What’s your relationship with John like now? I gather you two are still in constant communication.
We are, and for Valentine’s Day, I sent him a pennant that was made up for the Dannemora prison break. He thought it was amazing. He’s watched everything Dannemora and loved it. Then I said, “It’s the 30th anniversary of ‘Cry-Baby.’” And he said, “Well, do the interview.” I wouldn’t want to do it if he said no.
You two have gone to many events together, including Elton John’s Oscar viewing party. Do you enjoy stepping into that glitzy Hollywood world?
I love the Elton John party. I couldn’t go this year because it was the exact same weekend as Westminster Kennel Club, and I have show dogs. I had to be there, and I couldn’t believe it. I was so disappointed. I’m a big supporter of the Elton John AIDS Foundation.
Are there stars you’ve have been especially excited to meet?
Let’s see. Well, of course, Elton. I mean, geez, that music. And Patti LaBelle. God, there’s so many over the years. Robin Williams was incredible. He was just a really nice guy. You know who was really so amazing? Christopher Reeve. I finally just met Bill Clinton a few months ago.
What was that like for you?
Well, it was really funny. My friend goes over, and he said, “Have you ever met Patricia Hearst?” Clinton goes, “No, I really wanted to.” So then he came over, and we said hello and sat down and were talking. Then my friend went over and sat next to Hillary and said, “I’m going to sit here because your husband’s hitting on my girlfriend.” And she goes, “Who’s your girlfriend,” trying to be cool. And then when he said it, Hillary was like, “Oh, OK.” It was just silly. Leave the poor senator alone, you silly man.
John has said he doesn’t plan to make another movie because he can’t get financing for the type of stuff he’s interested in. But many people would love to see another John Waters movie. In all your conversations with him, has he ever floated the idea of someday doing one?

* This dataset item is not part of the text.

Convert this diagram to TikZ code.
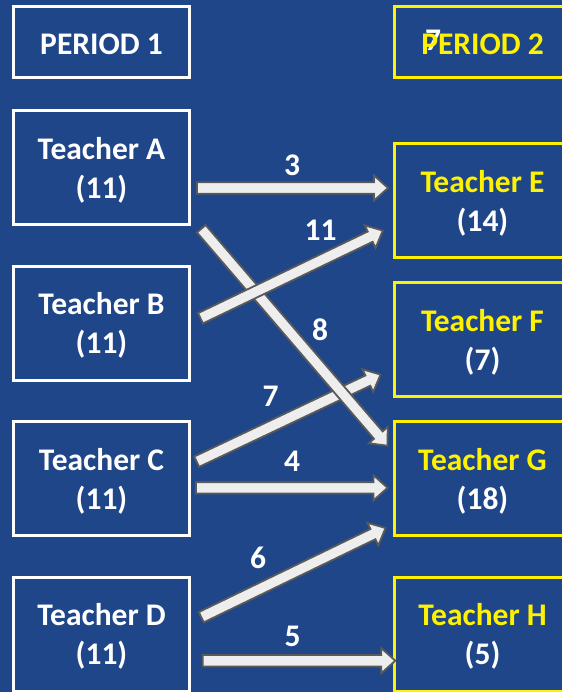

No. He doesn’t really throw around ideas. He’ll just write it. He’s gotten to like the books [he’s written]. I remember after “Cry-Baby” he said, “Well, it wasn’t really a hit.” He said, “Nobody wants to see a musical.” And of course, now everything’s a musical. I think that he could do another, with all these goofy reality shows and “America’s Got Whatever.” I don’t really watch these things, but I’m aware of them from the commercials. There’s something about a masked singer. I’m like, “Who cares?” These shows hold zero appeal to me, but a film, yeah.
Is there a defining John Waters memory we haven’t already talked about?
You can’t sum him up into one memory. When somebody was doing something not the way he wanted, he would act it out for them because he wrote it and he knew exactly what he wanted it to look like. No one was allowed to vary from the script. In fact, that blood running down the shoe in “Serial Mom” took so many takes to get the blood to go the right direction. You have no idea how long I laid there for that. And then he made you wear shoes whether they fit or not. That was really a drag. Polly Bergen said she always has it in her contract that the shoes had to fit properly. My poor feet, they were just trashed. We also shot in the courtroom that John had gone to court in with Mink for some kind of public indecency or something silly like that. He likes that kind of thing.
This interview has been edited and condensed for clarity.